Any IT or AIOps software should be built to grow as your business grows. Look for capabilities like choice of algorithms. There is not a one-size-fits-all when it comes to enterprise data management. It’s beneficial to offer a base out-of-box (OOB) AIOps platform, but allow it to expand into the techniques data scientists have developed in house.

4. Future-proofed IT software

No surprise here, but the IT environment is always changing. This quality of constant change should also inform your decision to search for an IT Service Provider that adapts as you do. Whether migrating from on-prem to cloud or installing data centers, you need software that can be there as a single-pane of glass. It doesn’t matter how IT moves, your IT software system will stay with you.

This is especially crucial given the current IT skills shortage. First generation AIOps tools presented great potential, but organizations were not prepared to hire (nor were they able to) teams of data scientists. Given the scarcity of qualified people in the market, the AIOps software has to produce outcomes without teams. New software with the right topology and dependencies to feed that into the algorithm automatically will have an advantage.

5. Security 

In our digitized economy, there’s a lot of value in the data your organization collects and stores. Cyber criminals look to capitalize on that. Sharing your data with a third-party provider can be risky to your security infrastructure. The data information that AI tools monitor is mission critical information. If you are a SaaS-based solution, you have to ensure that data is secure. You should feel confident you can trust an IT Operations software provider with your DLC practices and compliance checks. As you interview candidates, make sure they will treat your data with utmost importance.

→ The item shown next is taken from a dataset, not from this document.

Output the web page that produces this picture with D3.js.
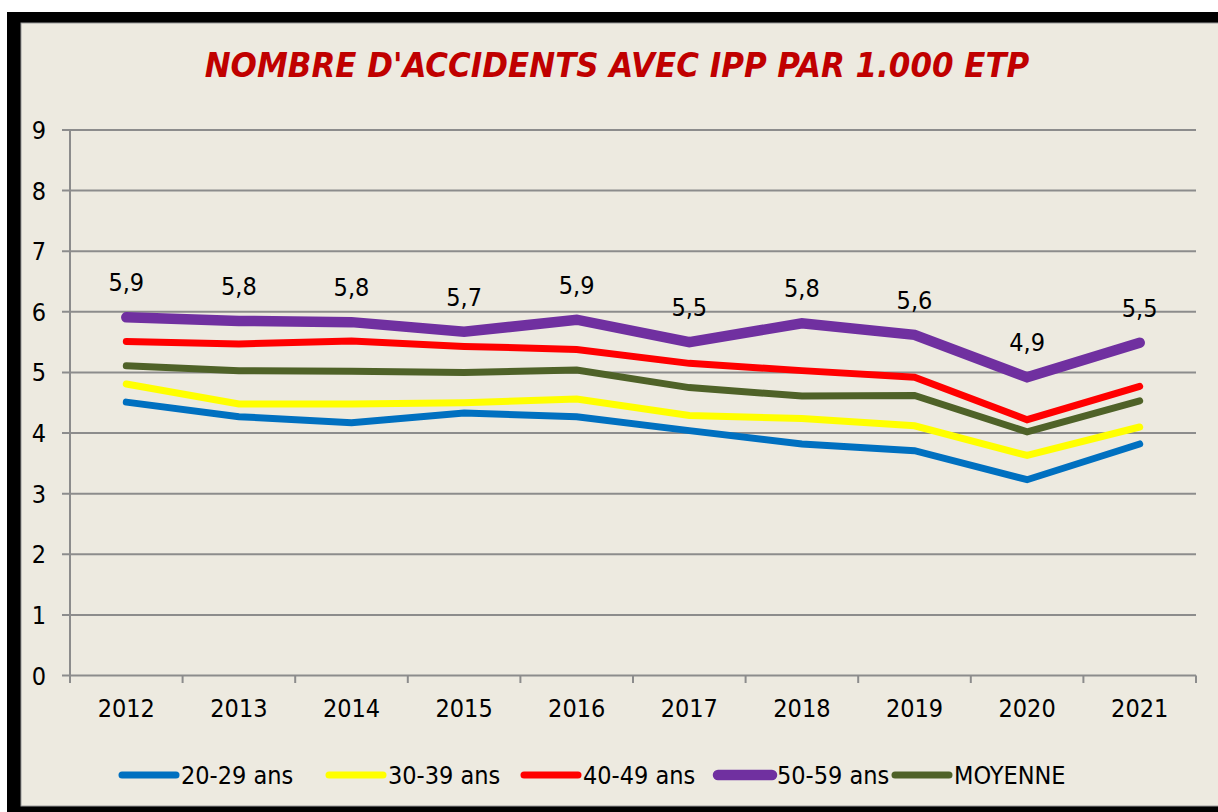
<!DOCTYPE html>
<html lang="fr">
<head>
<meta charset="utf-8">
<title>Nombre d'accidents avec IPP</title>
<script src="https://d3js.org/d3.v7.min.js"></script>
<style>
	body{ margin: 0; background: #ffffff; }
	svg{ display: block; }
	text{ font-family: "DejaVu Sans Condensed", "DejaVu Sans", sans-serif; fill: #000; }
</style>
</head>
<body>
<div id="chart"></div>
<script>

	// data
	var years = ["2012", "2013", "2014", "2015", "2016", "2017", "2018", "2019", "2020", "2021"];
	var age20 = [4.51, 4.27, 4.17, 4.33, 4.27, 4.04, 3.82, 3.71, 3.23, 3.82];
	var age30 = [4.81, 4.48, 4.48, 4.50, 4.56, 4.29, 4.24, 4.12, 3.63, 4.10];
	var age40 = [5.51, 5.47, 5.52, 5.43, 5.38, 5.15, 5.03, 4.92, 4.22, 4.77];
	var age50 = [5.91, 5.85, 5.83, 5.67, 5.87, 5.50, 5.81, 5.62, 4.92, 5.49];
	var moyenne = [5.11, 5.03, 5.02, 5.00, 5.04, 4.75, 4.61, 4.62, 4.02, 4.53];
	var seriesNames = ["20-29 ans", "30-39 ans", "40-49 ans", "50-59 ans", "MOYENNE"];
	var yTicks = [0, 1, 2, 3, 4, 5, 6, 7, 8, 9];
	var title = "NOMBRE D'ACCIDENTS AVEC IPP PAR 1.000 ETP";

	var series = [
		{name: seriesNames[0], values: age20, color: "#0070C0", width: 7},
		{name: seriesNames[1], values: age30, color: "#FFFF00", width: 7},
		{name: seriesNames[2], values: age40, color: "#FF0000", width: 7},
		{name: seriesNames[3], values: age50, color: "#7030A0", width: 10.5},
		{name: seriesNames[4], values: moyenne, color: "#4F6228", width: 7}
	];

	var W = 1218, H = 812;
	var fs = 25;
	var svg = d3.select("#chart").append("svg")
		.attr("width", W)
		.attr("height", H);

	/** frame */
	svg.append("rect").attr("x", 7).attr("y", 12).attr("width", W).attr("height", H)
		.attr("fill", "#000");
	svg.append("rect").attr("x", 21).attr("y", 23).attr("width", W).attr("height", 783)
		.attr("fill", "#EDEAE0").attr("stroke", "#9a9a9a").attr("stroke-width", 1);

	/** scales */
	var x = d3.scaleBand().domain(years).range([70, 1196]);
	var y = d3.scaleLinear().domain([0, 9]).range([675.5, 130]);
	var cx = function(d){ return x(d) + x.bandwidth() / 2; };

	/** gridlines + y ticks */
	var gridCol = "#8c8c8c";
	svg.selectAll(".grid")
		.data(yTicks.filter(function(d){ return d > 0; }))
		.enter().append("line")
		.attr("x1", 62).attr("x2", 1196)
		.attr("y1", function(d){ return y(d); })
		.attr("y2", function(d){ return y(d); })
		.attr("stroke", gridCol).attr("stroke-width", 2);

	svg.selectAll(".ylab")
		.data(yTicks)
		.enter().append("text")
		.attr("x", 46)
		.attr("y", function(d){ return y(d) + 9; })
		.attr("text-anchor", "end")
		.attr("font-size", fs)
		.text(function(d){ return d; });

	/** axes */
	svg.append("line").attr("x1", 70).attr("x2", 70).attr("y1", y(9)).attr("y2", 683)
		.attr("stroke", gridCol).attr("stroke-width", 2);
	svg.append("line").attr("x1", 62).attr("x2", 1196).attr("y1", y(0)).attr("y2", y(0))
		.attr("stroke", gridCol).attr("stroke-width", 2);

	var bounds = years.map(function(d){ return x(d); }).concat([x(years[years.length - 1]) + x.bandwidth()]);
	svg.selectAll(".xtick")
		.data(bounds)
		.enter().append("line")
		.attr("x1", function(d){ return d; }).attr("x2", function(d){ return d; })
		.attr("y1", y(0)).attr("y2", 683)
		.attr("stroke", gridCol).attr("stroke-width", 2);

	svg.selectAll(".xlab")
		.data(years)
		.enter().append("text")
		.attr("x", cx)
		.attr("y", 717)
		.attr("text-anchor", "middle")
		.attr("font-size", fs)
		.text(function(d){ return d; });

	/** lines */
	var line = d3.line()
		.x(function(d, i){ return cx(years[i]); })
		.y(function(d){ return y(d); });

	svg.selectAll(".serie")
		.data(series)
		.enter().append("path")
		.attr("d", function(s){ return line(s.values); })
		.attr("fill", "none")
		.attr("stroke", function(s){ return s.color; })
		.attr("stroke-width", function(s){ return s.width; })
		.attr("stroke-linecap", "round")
		.attr("stroke-linejoin", "miter");

	/** value labels on 50-59 */
	svg.selectAll(".vlab")
		.data(age50)
		.enter().append("text")
		.attr("x", function(d, i){ return cx(years[i]); })
		.attr("y", function(d){ return y(d) - 26; })
		.attr("text-anchor", "middle")
		.attr("font-size", fs)
		.text(function(d){ return d.toFixed(1).replace(".", ","); });

	/** title */
	var t = svg.append("text")
		.attr("x", 617).attr("y", 77)
		.attr("text-anchor", "middle")
		.attr("font-size", 36)
		.attr("font-weight", "bold")
		.attr("font-style", "italic")
		.style("fill", "#C00000")
		.text(title);
	var tw = t.node().getComputedTextLength();
	t.attr("font-size", 36 * 825 / tw);

	/** legend */
	var legX = [122, 329, 524, 718, 895];
	var leg = svg.selectAll(".leg")
		.data(series)
		.enter().append("g")
		.attr("transform", function(s, i){ return "translate(" + legX[i] + ",775)"; });
	leg.append("line")
		.attr("x1", 0).attr("x2", 54)
		.attr("stroke", function(s){ return s.color; })
		.attr("stroke-width", function(s){ return s.width; })
		.attr("stroke-linecap", "round");
	leg.append("text")
		.attr("x", 59).attr("y", 9)
		.attr("font-size", fs)
		.text(function(s){ return s.name; });

</script>
</body>
</html>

Elevate IT Operations above the noise 

As you search for an IT Operations software provider, it’s crucial to think about where your environment is now compared to where it will be in the next five to ten years. The IT environment is already complex, and it’s only getting noisier. Your search should take these five criteria into consideration, plus your strategy to decide which provider is best for you. Make sure your consultation with a partner focuses on elevating ITOps above the noise.

Put a sound operational approach in place and deploy tools that support your approach.